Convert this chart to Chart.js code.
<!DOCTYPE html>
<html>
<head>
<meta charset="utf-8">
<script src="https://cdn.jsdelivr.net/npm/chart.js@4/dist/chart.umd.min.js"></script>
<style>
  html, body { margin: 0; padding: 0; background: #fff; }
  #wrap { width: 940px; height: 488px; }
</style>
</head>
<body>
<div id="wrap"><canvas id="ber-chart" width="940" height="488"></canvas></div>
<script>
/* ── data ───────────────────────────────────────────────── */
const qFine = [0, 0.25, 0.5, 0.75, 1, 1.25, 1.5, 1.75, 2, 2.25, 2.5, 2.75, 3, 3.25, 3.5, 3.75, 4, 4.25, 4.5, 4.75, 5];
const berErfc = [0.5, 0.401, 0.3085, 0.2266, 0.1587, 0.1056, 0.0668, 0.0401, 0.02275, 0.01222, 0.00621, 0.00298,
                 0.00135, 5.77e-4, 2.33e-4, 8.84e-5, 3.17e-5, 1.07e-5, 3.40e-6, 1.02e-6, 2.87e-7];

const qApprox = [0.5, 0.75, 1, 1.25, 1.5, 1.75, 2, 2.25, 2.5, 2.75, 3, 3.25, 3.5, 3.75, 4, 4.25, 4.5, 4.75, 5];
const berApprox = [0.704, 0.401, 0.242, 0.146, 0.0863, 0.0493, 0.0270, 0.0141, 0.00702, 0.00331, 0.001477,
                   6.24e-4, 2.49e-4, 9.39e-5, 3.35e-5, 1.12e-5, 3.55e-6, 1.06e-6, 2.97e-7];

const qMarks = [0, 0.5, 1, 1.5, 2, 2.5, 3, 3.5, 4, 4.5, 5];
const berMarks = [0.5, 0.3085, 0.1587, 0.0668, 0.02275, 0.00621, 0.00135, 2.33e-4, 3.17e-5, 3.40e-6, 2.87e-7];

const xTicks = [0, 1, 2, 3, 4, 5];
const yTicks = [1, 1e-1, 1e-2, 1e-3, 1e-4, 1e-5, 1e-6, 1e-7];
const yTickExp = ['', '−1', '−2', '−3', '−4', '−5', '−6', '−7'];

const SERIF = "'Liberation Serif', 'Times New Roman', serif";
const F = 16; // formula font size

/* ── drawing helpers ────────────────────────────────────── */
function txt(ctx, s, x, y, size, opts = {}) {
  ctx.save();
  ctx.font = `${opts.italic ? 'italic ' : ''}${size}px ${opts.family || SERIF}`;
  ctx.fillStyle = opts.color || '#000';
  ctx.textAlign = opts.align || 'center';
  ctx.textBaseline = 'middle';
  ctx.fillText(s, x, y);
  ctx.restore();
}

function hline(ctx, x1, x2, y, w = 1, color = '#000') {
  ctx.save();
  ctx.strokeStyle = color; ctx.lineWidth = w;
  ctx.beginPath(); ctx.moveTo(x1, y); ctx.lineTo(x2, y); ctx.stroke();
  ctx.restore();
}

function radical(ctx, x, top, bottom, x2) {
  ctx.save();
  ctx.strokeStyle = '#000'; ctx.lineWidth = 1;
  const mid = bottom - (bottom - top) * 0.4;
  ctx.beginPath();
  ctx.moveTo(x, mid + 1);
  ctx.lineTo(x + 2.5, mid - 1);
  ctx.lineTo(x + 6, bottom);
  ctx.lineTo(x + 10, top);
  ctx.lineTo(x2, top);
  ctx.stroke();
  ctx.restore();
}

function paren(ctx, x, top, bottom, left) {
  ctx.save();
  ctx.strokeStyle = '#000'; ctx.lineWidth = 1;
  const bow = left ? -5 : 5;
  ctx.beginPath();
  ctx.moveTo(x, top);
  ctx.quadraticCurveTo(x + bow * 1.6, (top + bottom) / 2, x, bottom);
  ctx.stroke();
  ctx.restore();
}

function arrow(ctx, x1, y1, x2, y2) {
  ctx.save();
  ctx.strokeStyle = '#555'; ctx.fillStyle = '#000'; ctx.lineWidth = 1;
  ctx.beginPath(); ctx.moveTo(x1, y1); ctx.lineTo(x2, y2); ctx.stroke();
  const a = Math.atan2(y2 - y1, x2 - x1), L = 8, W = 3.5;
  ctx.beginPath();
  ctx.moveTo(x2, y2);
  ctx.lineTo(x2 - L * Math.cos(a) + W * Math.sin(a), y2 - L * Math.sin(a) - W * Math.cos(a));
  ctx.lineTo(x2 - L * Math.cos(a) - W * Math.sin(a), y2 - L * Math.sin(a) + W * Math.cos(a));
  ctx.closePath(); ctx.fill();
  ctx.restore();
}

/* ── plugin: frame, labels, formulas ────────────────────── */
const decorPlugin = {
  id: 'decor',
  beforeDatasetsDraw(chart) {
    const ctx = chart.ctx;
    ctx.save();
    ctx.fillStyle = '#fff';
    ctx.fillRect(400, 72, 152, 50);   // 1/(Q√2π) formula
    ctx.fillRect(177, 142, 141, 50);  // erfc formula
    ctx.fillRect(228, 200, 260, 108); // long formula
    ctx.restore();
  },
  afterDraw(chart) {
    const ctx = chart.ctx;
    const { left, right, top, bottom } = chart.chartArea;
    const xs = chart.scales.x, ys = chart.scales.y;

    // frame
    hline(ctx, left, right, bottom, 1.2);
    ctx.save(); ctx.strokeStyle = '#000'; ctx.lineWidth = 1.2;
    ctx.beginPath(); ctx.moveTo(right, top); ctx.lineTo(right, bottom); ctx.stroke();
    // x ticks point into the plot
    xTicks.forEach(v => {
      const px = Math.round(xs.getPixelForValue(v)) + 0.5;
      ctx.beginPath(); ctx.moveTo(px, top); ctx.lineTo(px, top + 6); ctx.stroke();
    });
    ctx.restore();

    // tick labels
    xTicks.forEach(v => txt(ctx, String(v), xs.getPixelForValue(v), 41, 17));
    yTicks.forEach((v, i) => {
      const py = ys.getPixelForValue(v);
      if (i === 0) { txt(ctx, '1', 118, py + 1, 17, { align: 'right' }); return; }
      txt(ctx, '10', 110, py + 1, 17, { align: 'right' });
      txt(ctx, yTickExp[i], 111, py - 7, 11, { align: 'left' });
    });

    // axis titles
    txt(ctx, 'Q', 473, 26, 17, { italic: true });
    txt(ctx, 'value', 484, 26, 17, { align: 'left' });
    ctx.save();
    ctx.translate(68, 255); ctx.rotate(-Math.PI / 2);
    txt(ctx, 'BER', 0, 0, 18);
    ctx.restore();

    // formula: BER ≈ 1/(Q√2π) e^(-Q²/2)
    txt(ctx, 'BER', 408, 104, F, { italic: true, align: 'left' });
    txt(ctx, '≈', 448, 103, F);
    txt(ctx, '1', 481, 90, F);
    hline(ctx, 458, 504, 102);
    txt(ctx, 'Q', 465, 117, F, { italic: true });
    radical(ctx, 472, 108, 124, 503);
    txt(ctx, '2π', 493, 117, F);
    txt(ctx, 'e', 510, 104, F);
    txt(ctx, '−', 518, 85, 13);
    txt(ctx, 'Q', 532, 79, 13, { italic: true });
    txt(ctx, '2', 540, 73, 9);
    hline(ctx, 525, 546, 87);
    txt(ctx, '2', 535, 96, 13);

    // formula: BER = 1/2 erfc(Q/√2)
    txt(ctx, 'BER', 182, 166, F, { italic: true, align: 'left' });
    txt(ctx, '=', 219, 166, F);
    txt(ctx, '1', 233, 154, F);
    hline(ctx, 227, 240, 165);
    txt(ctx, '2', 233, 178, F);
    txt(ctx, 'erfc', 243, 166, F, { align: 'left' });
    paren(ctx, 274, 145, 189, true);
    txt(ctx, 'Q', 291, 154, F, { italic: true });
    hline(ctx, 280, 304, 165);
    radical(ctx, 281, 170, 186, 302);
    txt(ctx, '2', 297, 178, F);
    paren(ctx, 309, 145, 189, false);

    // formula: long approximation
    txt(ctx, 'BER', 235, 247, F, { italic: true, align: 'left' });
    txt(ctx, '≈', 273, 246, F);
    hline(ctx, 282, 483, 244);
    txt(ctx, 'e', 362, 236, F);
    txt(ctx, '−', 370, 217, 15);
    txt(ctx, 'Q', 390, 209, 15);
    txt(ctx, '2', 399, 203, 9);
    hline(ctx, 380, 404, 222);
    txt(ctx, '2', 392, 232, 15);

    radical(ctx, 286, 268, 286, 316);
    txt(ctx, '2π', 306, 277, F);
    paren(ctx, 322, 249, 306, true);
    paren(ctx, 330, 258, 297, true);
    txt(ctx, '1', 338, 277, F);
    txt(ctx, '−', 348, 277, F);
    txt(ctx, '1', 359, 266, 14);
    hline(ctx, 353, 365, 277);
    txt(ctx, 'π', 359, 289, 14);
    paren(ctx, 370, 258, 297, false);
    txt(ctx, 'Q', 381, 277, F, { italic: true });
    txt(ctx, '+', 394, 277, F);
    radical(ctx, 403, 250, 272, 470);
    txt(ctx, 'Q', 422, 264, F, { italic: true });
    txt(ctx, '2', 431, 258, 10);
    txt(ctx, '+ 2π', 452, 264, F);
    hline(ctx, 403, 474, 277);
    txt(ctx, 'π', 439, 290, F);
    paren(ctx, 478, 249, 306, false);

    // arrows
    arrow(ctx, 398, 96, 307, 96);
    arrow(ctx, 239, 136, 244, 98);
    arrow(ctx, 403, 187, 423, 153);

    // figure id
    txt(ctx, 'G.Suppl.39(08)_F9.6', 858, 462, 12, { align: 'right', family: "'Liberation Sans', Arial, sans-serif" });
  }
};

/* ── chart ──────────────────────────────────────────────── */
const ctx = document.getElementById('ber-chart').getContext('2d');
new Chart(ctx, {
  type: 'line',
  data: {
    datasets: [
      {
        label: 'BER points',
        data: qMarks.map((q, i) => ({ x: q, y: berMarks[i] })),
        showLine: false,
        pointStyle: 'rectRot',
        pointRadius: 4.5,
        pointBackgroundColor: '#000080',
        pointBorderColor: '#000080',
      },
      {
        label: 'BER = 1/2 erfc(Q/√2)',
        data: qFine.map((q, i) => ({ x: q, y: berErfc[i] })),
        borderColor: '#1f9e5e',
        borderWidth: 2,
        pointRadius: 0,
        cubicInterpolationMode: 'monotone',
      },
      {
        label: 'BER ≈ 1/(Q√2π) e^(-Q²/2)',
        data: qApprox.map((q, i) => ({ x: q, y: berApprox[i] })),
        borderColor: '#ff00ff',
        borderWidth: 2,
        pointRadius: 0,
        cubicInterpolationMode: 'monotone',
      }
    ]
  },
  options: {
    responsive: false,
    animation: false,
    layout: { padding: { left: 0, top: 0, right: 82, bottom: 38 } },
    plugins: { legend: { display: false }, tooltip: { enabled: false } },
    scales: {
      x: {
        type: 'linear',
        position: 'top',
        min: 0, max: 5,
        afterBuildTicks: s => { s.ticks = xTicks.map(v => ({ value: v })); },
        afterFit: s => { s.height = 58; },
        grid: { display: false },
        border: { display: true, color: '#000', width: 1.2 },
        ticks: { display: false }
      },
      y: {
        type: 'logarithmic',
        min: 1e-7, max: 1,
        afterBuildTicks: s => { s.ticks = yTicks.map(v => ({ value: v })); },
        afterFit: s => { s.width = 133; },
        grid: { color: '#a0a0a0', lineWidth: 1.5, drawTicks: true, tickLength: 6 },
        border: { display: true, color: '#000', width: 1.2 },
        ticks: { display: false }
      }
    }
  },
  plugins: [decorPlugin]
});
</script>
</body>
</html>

══════

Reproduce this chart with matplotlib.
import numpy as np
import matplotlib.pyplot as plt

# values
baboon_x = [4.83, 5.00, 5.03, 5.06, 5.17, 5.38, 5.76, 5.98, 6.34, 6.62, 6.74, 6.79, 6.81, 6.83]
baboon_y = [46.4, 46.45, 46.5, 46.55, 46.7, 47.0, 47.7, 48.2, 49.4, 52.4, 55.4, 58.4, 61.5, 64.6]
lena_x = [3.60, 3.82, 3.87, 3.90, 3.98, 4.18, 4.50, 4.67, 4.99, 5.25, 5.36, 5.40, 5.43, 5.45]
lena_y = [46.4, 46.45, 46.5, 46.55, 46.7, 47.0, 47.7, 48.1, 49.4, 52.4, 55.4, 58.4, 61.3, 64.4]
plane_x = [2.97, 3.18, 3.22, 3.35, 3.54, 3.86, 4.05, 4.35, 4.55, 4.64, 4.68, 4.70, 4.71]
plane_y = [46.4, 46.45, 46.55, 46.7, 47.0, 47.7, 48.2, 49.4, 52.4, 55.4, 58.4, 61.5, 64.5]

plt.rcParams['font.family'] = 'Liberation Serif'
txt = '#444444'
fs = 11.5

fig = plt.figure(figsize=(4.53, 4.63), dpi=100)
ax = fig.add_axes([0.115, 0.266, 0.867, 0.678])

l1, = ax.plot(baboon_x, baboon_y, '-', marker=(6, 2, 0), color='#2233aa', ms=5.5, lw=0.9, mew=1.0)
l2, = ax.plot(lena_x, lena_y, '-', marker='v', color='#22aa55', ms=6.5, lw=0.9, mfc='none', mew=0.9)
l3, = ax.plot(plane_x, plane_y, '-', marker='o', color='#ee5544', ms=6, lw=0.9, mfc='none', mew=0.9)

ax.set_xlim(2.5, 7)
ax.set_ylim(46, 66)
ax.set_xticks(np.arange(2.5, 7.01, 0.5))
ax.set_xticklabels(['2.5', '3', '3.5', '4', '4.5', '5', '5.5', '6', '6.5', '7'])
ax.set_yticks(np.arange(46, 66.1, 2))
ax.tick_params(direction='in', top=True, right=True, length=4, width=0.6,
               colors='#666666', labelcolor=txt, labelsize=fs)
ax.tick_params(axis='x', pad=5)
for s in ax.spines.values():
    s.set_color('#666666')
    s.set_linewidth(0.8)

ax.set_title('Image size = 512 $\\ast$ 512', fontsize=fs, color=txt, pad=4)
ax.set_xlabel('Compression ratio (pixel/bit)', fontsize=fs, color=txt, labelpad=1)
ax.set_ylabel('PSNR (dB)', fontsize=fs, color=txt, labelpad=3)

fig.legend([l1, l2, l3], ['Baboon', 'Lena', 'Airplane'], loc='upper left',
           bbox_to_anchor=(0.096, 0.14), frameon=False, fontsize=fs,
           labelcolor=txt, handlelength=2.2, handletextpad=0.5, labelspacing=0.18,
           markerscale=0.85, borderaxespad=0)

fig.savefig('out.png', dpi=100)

══════

> **Stated problem**: Reproduce exactly the lines from the one containing "Convert this chart to Chart.js code." through the one containing "3.55e-6, 1.06e-6, 2.97e-7];", inclusive, and nothing else.

> **Response**:
Convert this chart to Chart.js code.
<!DOCTYPE html>
<html>
<head>
<meta charset="utf-8">
<script src="https://cdn.jsdelivr.net/npm/chart.js@4/dist/chart.umd.min.js"></script>
<style>
  html, body { margin: 0; padding: 0; background: #fff; }
  #wrap { width: 940px; height: 488px; }
</style>
</head>
<body>
<div id="wrap"><canvas id="ber-chart" width="940" height="488"></canvas></div>
<script>
/* ── data ───────────────────────────────────────────────── */
const qFine = [0, 0.25, 0.5, 0.75, 1, 1.25, 1.5, 1.75, 2, 2.25, 2.5, 2.75, 3, 3.25, 3.5, 3.75, 4, 4.25, 4.5, 4.75, 5];
const berErfc = [0.5, 0.401, 0.3085, 0.2266, 0.1587, 0.1056, 0.0668, 0.0401, 0.02275, 0.01222, 0.00621, 0.00298,
                 0.00135, 5.77e-4, 2.33e-4, 8.84e-5, 3.17e-5, 1.07e-5, 3.40e-6, 1.02e-6, 2.87e-7];

const qApprox = [0.5, 0.75, 1, 1.25, 1.5, 1.75, 2, 2.25, 2.5, 2.75, 3, 3.25, 3.5, 3.75, 4, 4.25, 4.5, 4.75, 5];
const berApprox = [0.704, 0.401, 0.242, 0.146, 0.0863, 0.0493, 0.0270, 0.0141, 0.00702, 0.00331, 0.001477,
                   6.24e-4, 2.49e-4, 9.39e-5, 3.35e-5, 1.12e-5, 3.55e-6, 1.06e-6, 2.97e-7];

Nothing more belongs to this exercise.